Dans le document de réflexion qu'elle vient d'adopter sur le projet de charte de la laïcité, la CSN soulève un point rarement abordé, mais très pertinent.

La centrale désapprouve l'idée de distinguer les signes religieux ostentatoires des signes discrets, parce que cela désavantage les religions dont les signes extérieurs sont par définition ostentatoires.

En effet, cette règle avantage essentiellement les chrétiens, qui peuvent se rabattre sur un pendentif orné d'une petite croix. Mais pour le juif orthodoxe, il n'y a pas de mini-kippa. Idem pour le voile islamique ou pour le turban sikh.

On dira que les juifs et les musulmans pourraient se contenter d'arborer un petit bijou en forme d'étoile de David ou de croissant, mais c'est une vue de l'esprit, car ces ornements ne font pas partie de la pratique religieuse de ces minorités.

Les Québécois de vieille souche sont souvent portés à analyser les autres religions à partir de leur expérience du catholicisme; c'est une erreur.
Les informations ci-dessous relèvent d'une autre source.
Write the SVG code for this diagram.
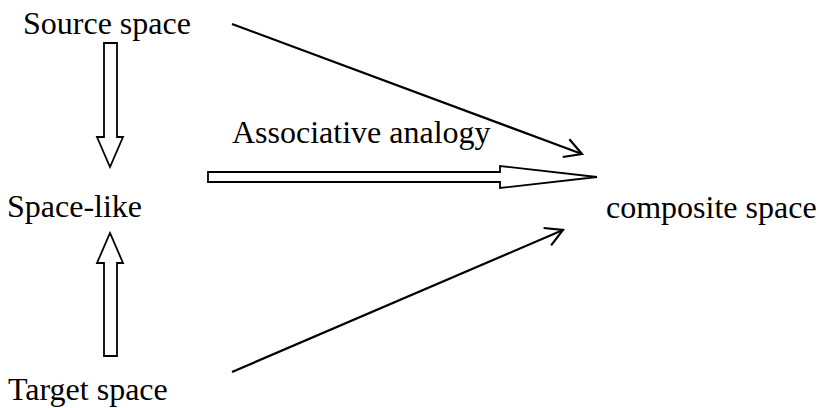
<svg xmlns="http://www.w3.org/2000/svg" width="819" height="408" viewBox="0 0 819 408">
<style>
.t{font-family:'Liberation Serif','Tinos','DejaVu Serif',serif;font-size:32px;fill:#000}
.blk{fill:#fff;stroke:#000;stroke-width:1.8;stroke-linejoin:miter}
.ln{fill:none;stroke:#000;stroke-width:2.2}
</style>
<defs>
<marker id="open" markerUnits="userSpaceOnUse" markerWidth="30" markerHeight="30" viewBox="-25 -15 30 30" refX="0" refY="0" orient="auto">
<path d="M-17,-9.5 L0,0 L-17,9.5" fill="none" stroke="#000" stroke-width="2.2"/>
</marker>
</defs>
<rect width="819" height="408" fill="#fff"/>
<g id="source"><text class="t" x="23" y="34">Source space</text></g>
<g id="spacelike"><text class="t" x="7" y="217">Space-like</text></g>
<g id="target"><text class="t" x="8" y="400">Target space</text></g>
<g id="composite"><text class="t" x="606" y="218">composite space</text></g>
<g id="label"><text class="t" x="232" y="143">Associative analogy</text></g>
<g id="connectors">
<path class="blk" d="M104,43 L117,43 L117,137 L123,137 L110,167 L97,137 L104,137 Z"/>
<path class="blk" d="M104,356 L117,356 L117,263 L123,263 L110,233 L97,263 L104,263 Z"/>
<path class="blk" d="M208,172 L500,172 L500,166 L597,177 L500,188 L500,182 L208,182 Z"/>
<line class="ln" x1="232" y1="24" x2="582" y2="154" marker-end="url(#open)"/>
<line class="ln" x1="232" y1="372" x2="563" y2="230" marker-end="url(#open)"/>
</g>
</svg>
La pratique religieuse des chrétiens ne passe pas par le port d'un signe vestimentaire. Aucun laïc chrétien, aussi pieux soit-il, ne se sent obligé de porter une croix ou un scapulaire. Même l'ancienne coutume qui forçait les femmes à se couvrir la tête à l'église était une convention, pas un article de foi.
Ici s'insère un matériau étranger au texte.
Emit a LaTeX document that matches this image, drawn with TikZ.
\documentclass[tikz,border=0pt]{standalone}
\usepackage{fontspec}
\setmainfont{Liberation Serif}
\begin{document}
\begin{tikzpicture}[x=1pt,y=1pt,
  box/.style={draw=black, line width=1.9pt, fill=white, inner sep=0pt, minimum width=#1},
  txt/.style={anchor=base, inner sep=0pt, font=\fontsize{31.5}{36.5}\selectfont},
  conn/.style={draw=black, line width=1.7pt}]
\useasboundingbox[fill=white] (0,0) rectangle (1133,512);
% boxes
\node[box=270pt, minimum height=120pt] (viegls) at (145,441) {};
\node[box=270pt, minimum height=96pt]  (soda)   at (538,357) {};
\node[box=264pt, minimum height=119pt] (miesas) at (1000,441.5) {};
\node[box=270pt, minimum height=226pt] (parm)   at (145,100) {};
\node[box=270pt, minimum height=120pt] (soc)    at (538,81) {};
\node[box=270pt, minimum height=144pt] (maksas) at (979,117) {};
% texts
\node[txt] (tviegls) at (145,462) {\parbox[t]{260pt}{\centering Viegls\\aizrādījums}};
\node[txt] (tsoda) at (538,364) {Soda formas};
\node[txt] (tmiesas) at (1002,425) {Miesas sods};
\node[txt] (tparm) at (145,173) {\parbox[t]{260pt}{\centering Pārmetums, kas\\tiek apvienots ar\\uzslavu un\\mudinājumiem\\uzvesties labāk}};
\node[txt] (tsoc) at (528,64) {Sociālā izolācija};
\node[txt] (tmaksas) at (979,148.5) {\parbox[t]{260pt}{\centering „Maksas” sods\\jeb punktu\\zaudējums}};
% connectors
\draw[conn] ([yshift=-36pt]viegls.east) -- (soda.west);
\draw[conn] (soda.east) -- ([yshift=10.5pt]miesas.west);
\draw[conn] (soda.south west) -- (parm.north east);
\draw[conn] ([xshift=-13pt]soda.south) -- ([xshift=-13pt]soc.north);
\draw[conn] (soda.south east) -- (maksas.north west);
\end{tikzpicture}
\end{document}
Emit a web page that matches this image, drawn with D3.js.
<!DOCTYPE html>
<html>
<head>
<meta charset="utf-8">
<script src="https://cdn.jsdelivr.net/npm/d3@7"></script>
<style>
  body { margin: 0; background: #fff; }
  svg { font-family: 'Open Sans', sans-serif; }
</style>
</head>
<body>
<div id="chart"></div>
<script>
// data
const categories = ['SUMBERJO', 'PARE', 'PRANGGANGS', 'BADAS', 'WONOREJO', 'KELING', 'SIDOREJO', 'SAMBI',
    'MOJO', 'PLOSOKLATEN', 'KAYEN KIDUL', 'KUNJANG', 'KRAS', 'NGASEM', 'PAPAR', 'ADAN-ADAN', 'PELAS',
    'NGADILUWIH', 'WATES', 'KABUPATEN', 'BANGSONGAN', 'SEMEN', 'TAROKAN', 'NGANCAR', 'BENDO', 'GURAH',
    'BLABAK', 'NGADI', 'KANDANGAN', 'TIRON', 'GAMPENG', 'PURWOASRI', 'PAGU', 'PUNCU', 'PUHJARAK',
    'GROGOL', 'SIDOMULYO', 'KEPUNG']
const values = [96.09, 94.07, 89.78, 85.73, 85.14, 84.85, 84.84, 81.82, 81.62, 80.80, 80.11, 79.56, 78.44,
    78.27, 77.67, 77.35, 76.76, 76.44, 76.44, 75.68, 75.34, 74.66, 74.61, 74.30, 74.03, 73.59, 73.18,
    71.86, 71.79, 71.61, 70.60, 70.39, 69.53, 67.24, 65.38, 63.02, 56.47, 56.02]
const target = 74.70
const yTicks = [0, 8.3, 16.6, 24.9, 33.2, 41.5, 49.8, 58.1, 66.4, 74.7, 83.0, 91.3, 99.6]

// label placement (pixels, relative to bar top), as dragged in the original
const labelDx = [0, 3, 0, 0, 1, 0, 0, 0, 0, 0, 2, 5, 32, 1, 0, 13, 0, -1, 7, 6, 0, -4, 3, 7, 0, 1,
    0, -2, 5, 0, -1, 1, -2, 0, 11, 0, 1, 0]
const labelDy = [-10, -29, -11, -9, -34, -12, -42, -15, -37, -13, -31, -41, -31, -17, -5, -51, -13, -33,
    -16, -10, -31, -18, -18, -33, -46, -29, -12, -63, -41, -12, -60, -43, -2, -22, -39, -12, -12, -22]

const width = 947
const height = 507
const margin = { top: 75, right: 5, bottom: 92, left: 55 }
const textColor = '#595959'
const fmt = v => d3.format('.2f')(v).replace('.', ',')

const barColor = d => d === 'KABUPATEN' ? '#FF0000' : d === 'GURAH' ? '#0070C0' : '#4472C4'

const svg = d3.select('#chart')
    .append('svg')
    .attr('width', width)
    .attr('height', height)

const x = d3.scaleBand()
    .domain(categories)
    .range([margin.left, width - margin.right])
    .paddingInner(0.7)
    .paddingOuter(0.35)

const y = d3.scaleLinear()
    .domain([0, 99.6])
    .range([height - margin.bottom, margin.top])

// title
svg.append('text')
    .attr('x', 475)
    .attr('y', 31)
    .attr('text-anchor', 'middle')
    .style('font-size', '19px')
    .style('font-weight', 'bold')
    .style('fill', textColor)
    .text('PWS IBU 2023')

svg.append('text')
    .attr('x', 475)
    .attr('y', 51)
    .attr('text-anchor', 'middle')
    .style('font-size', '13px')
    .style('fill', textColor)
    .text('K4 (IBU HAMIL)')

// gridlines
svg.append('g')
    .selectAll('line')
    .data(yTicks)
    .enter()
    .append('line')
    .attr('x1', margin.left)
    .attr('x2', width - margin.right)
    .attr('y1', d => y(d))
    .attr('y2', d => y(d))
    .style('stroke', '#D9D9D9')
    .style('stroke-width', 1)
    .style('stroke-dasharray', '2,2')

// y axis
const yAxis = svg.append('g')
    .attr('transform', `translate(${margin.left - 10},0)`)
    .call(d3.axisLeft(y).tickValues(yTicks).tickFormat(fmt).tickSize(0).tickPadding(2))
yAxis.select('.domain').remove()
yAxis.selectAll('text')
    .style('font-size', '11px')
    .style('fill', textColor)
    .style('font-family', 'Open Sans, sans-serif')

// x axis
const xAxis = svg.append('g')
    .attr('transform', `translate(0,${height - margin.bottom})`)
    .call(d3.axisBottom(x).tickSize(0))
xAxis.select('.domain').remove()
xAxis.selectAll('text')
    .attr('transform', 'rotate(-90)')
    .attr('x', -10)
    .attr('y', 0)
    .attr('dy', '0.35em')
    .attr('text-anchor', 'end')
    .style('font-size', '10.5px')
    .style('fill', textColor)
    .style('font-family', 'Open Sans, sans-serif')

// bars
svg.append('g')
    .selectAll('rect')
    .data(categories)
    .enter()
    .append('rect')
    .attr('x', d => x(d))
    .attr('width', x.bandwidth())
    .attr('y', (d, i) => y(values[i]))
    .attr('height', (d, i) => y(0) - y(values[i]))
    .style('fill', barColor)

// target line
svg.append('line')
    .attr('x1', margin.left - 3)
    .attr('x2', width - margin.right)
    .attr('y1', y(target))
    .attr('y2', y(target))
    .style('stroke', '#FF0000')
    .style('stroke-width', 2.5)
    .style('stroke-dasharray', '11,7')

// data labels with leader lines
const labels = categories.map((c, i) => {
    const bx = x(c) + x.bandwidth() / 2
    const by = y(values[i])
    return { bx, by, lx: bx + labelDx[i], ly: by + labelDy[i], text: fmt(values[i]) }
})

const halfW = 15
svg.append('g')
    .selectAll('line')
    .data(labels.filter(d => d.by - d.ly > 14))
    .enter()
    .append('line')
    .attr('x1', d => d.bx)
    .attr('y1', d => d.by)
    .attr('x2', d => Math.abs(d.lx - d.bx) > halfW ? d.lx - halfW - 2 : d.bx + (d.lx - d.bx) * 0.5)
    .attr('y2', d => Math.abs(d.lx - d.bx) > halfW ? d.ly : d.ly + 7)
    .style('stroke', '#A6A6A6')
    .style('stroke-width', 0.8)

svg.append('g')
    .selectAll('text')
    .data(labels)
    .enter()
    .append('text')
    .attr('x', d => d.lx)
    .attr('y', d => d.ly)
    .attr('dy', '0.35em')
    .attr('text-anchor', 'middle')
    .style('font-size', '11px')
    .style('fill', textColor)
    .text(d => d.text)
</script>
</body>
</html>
Il en va tout autrement dans d'autres religions. Les juifs orthodoxes sont moralement forcés de porter un couvre-chef en guise de respect envers Yahvé. De la même façon, certaines musulmanes se sentent tenues de se couvrir les cheveux pour se conformer à la pratique religieuse à laquelle elles ont adhéré.

Il s'agit d'une obligation réellement ressentie, prise très au sérieux, qui fait partie intégrante de l'identité religieuse de ces personnes. C'est d'ailleurs pourquoi, lorsque vous leur demandez ce qu'elles choisiront si la charte devient loi, elles répondent toutes, sans exception, qu'elles préféreront perdre leur emploi plutôt que d'enlever leur signe identitaire religieux.

Bien des gens règleront impulsivement la question en proclamant que le Coran n'impose pas explicitement le voile, ou que seuls les fondamentalistes sikhs tiennent au turban, ou que nombre de juifs croyants ne portent pas la kippa tous les jours, et ainsi de suite.

Tout cela est exact, mais sans rapport avec le fond de la question. Ces pratiques vestimentaires, loin d'être marginales, sont assez répandues parmi les croyants non-chrétiens, et la liberté de religion - une valeur fondamentale -\ implique que l'on doit respecter la conception qu'ont les autres de leur propre religion. À condition, bien sûr, que ces pratiques ne portent pas atteinte à l'ordre public, à leur propre intégrité physique ou à celle d'autrui.

Malheureusement, nombre de Québécois, soit par insensibilité à autrui, soit par ressentiment envers l'Église, semblent devenus incapables d'appréhender le fait religieux et de comprendre - ou de respecter, à défaut de comprendre - des phénomènes comme la foi. Ils rejettent ces sentiments chez les autres comme ils ont rejeté pour eux-mêmes le catholicisme.

Pourtant, ce n'est pas parce que l'on n'a pas soi-même de religion qu'on doit refuser aux autres le droit d'en avoir une! Le monde est divers, le Québec aussi.

La CSN signale en outre, à bon droit, que la distinction entre signe ostentatoire et signe discret mène à ces pictogrammes enfantins qui ont fait la risée des observateurs, et à une règlementation aussi ridicule qu'inapplicable, qui passe par la règle à mesurer... et qui accorde, effectivement, «un traitement préférentiel» aux religions chrétiennes.

Mais qu'attendre d'autre d'une charte qui, au départ, brimait les religions minoritaires tout en laissant, ô paradoxe discriminatoire, le crucifix trôner dans l'enceinte législative?